**Exercise aim:** Skipping all pictures, set down the lines of the listing from the first through the one with "LineChart, XAxis, YAxis".

**Given material:**

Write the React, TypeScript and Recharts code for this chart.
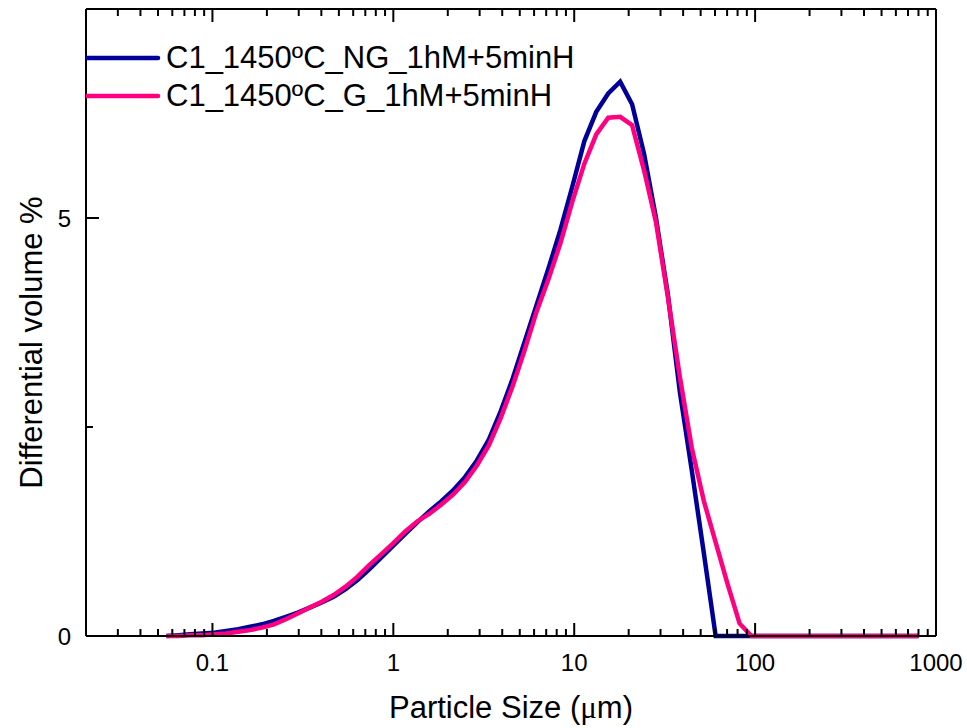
import { Label, Legend, Line, LineChart, XAxis, YAxis } from "recharts";

// Particle size grid (µm), log-spaced channels
const SIZE_UM = [
  0.0557, 0.0649, 0.0755, 0.0879, 0.1023, 0.1191, 0.1387, 0.1614, 0.1879, 0.2188,
  0.2547, 0.2965, 0.3451, 0.4018, 0.4677, 0.5445, 0.6339, 0.7379, 0.859, 1.0,
  1.164, 1.355, 1.578, 1.837, 2.138, 2.489, 2.897, 3.373, 3.926, 4.571,
  5.321, 6.194, 7.211, 8.395, 9.772, 11.38, 13.24, 15.42, 17.95, 20.89,
  24.32, 28.31, 32.96, 38.37, 44.67, 52.0, 60.53, 70.47, 82.04, 95.5,
  111.2, 129.4, 150.7, 175.4, 204.2, 237.7, 276.7, 322.1, 375.0, 436.5,
  508.1, 591.5, 688.6, 801.8,
];

// Differential volume % – not ground
const NG = [
  0.0, 0.01, 0.02, 0.03, 0.04, 0.06, 0.08, 0.11, 0.14, 0.18,
  0.23, 0.28, 0.34, 0.4, 0.47, 0.56, 0.67, 0.8, 0.94, 1.08,
  1.22, 1.36, 1.49, 1.61, 1.74, 1.9, 2.1, 2.35, 2.69, 3.08,
  3.52, 3.96, 4.4, 4.86, 5.38, 5.92, 6.27, 6.49, 6.63, 6.36,
  5.77, 5.0, 4.08, 2.92, 1.98, 1.0, 0, 0, 0, 0,
  0, 0, 0, 0, 0, 0, 0, 0, 0, 0,
  0, 0, 0, 0,
];

// Differential volume % – ground
const G = [
  0.0, 0.0, 0.01, 0.01, 0.02, 0.03, 0.05, 0.07, 0.1, 0.14,
  0.2, 0.27, 0.34, 0.41, 0.49, 0.59, 0.71, 0.85, 0.98, 1.11,
  1.25, 1.37, 1.46, 1.57, 1.69, 1.84, 2.04, 2.28, 2.61, 2.99,
  3.42, 3.88, 4.27, 4.7, 5.2, 5.65, 6.0, 6.2, 6.21, 6.11,
  5.57, 4.95, 4.05, 3.1, 2.25, 1.62, 1.12, 0.62, 0.15, 0,
  0, 0, 0, 0, 0, 0, 0, 0, 0, 0,
  0, 0, 0, 0,
];

const SERIES = [
  { key: "ng", name: "C1_1450ºC_NG_1hM+5minH", color: "#000099" },
  { key: "g", name: "C1_1450ºC_G_1hM+5minH", color: "#FF0080" },
];

const X_MAJOR = [0.1, 1, 10, 100, 1000];
const X_TICKS = [
  0.03, 0.04, 0.05, 0.06, 0.07, 0.08, 0.09, 0.1,
  0.2, 0.3, 0.4, 0.5, 0.6, 0.7, 0.8, 0.9, 1,
  2, 3, 4, 5, 6, 7, 8, 9, 10,
  20, 30, 40, 50, 60, 70, 80, 90, 100,
  200, 300, 400, 500, 600, 700, 800, 900, 1000,
];
const Y_MAJOR = [0, 5];
const Y_TICKS = [0, 2.5, 5];

const data = SIZE_UM.map((size, i) => ({ size, ng: NG[i], g: G[i] }));

const FONT = "Arial, 'Liberation Sans', sans-serif";
const MAJOR_LEN = 13;
const MINOR_LEN = 7;

type TickProps = { x: number; y: number; payload: { value: number } };

function XTick(props: unknown) {
  const { x, y, payload } = props as TickProps;
  const major = X_MAJOR.includes(payload.value);
  return (
    <g>
      <line x1={x} y1={y} x2={x} y2={y - (major ? MAJOR_LEN : MINOR_LEN)} stroke="#000" strokeWidth={2} />
      {major && (
        <text x={x} y={y + 35} textAnchor="middle" fontSize={24} fontFamily={FONT} fill="#000">
          {payload.value}
        </text>
      )}
    </g>
  );
}

function XTopTick(props: unknown) {
  const { x, y, payload } = props as TickProps;
  const major = X_MAJOR.includes(payload.value);
  return <line x1={x} y1={y} x2={x} y2={y + (major ? MAJOR_LEN : MINOR_LEN)} stroke="#000" strokeWidth={2} />;
}

function YTick(props: unknown) {
  const { x, y, payload } = props as TickProps;
  const major = Y_MAJOR.includes(payload.value);
  return (
    <g>
      <line x1={x} y1={y} x2={x + (major ? MAJOR_LEN : MINOR_LEN)} y2={y} stroke="#000" strokeWidth={2} />
      {major && (
        <text x={x - 15} y={y} textAnchor="end" dominantBaseline="central" fontSize={24} fontFamily={FONT} fill="#000">
          {payload.value}
        </text>
      )}
    </g>
  );
}

function YRightTick(props: unknown) {
  const { x, y, payload } = props as TickProps;
  const major = Y_MAJOR.includes(payload.value);
  return <line x1={x} y1={y} x2={x - (major ? MAJOR_LEN : MINOR_LEN)} y2={y} stroke="#000" strokeWidth={2} />;
}

function LegendBox() {
  return (
    <div style={{ fontFamily: FONT, fontSize: 31, color: "#000", lineHeight: "38px" }}>
      {SERIES.map((s) => (
        <div key={s.key} style={{ display: "flex", alignItems: "center", height: 38 }}>
          <svg width={80} height={38} style={{ display: "block" }}>
            <line x1={0} y1={19} x2={72} y2={19} stroke={s.color} strokeWidth={4.5} strokeLinecap="round" />
          </svg>
          <span style={{ whiteSpace: "nowrap" }}>{s.name}</span>
        </div>
      ))}
    </div>
  );
}

const axisLine = { stroke: "#000", strokeWidth: 2 };

export default function App() {
  return (
    <div style={{ position: "absolute", left: 0, top: 0, background: "#fff" }}>
      <LineChart width={967} height={728} data={data} margin={{ top: 8, right: 30, bottom: 91, left: 85 }}>
        <XAxis
          type="number"
          dataKey="size"
          scale="log"
          domain={[0.02, 1000]}
          allowDataOverflow
          ticks={X_TICKS}
          interval={0}
          height={1}
          tickSize={0}
          tickMargin={0}
          tickLine={false}
          axisLine={axisLine}
          tick={<XTick />}
        >
          <Label
            content={(p: any) => {
              const vb = p.viewBox;
              return (
                <text x={vb.x + vb.width / 2} y={vb.y + 82} textAnchor="middle" fontSize={31} fontFamily={FONT} fill="#000">
                  Particle Size (<tspan fontFamily="'Liberation Serif', 'DejaVu Serif', serif">μ</tspan>m)
                </text>
              );
            }}
          />
        </XAxis>
        <XAxis
          xAxisId="top"
          orientation="top"
          type="number"
          dataKey="size"
          scale="log"
          domain={[0.02, 1000]}
          allowDataOverflow
          ticks={X_TICKS}
          interval={0}
          height={1}
          tickSize={0}
          tickMargin={0}
          tickLine={false}
          axisLine={axisLine}
          tick={<XTopTick />}
        />
        <YAxis
          type="number"
          domain={[0, 7.5]}
          ticks={Y_TICKS}
          interval={0}
          width={1}
          tickSize={0}
          tickMargin={0}
          tickLine={false}
          axisLine={axisLine}
          tick={<YTick />}
        >
          <Label
            content={(p: any) => {
              const vb = p.viewBox;
              const cx = 31;
              const cy = vb.y + vb.height / 2 + 20;
              return (
                <text
                  x={cx}
                  y={cy}
                  transform={`rotate(-90 ${cx} ${cy})`}
                  textAnchor="middle"
                  dominantBaseline="central"
                  fontSize={31}
                  fontFamily={FONT}
                  fill="#000"
                >
                  Differential volume %
                </text>
              );
            }}
          />
        </YAxis>
        <YAxis
          yAxisId="right"
          orientation="right"
          type="number"
          domain={[0, 7.5]}
          ticks={Y_TICKS}
          interval={0}
          width={1}
          tickSize={0}
          tickMargin={0}
          tickLine={false}
          axisLine={axisLine}
          tick={<YRightTick />}
        />
        <Legend
          layout="vertical"
          verticalAlign="middle"
          align="center"
          wrapperStyle={{ top: 39, left: 86, width: 600 }}
          content={<LegendBox />}
        />
        {SERIES.map((s) => (
          <Line
            key={s.key}
            type="linear"
            dataKey={s.key}
            name={s.name}
            stroke={s.color}
            strokeWidth={4.5}
            dot={false}
            isAnimationActive={false}
          />
        ))}
      </LineChart>
    </div>
  );
}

**Exercise response:**
Write the React, TypeScript and Recharts code for this chart.
import { Label, Legend, Line, LineChart, XAxis, YAxis } from "recharts";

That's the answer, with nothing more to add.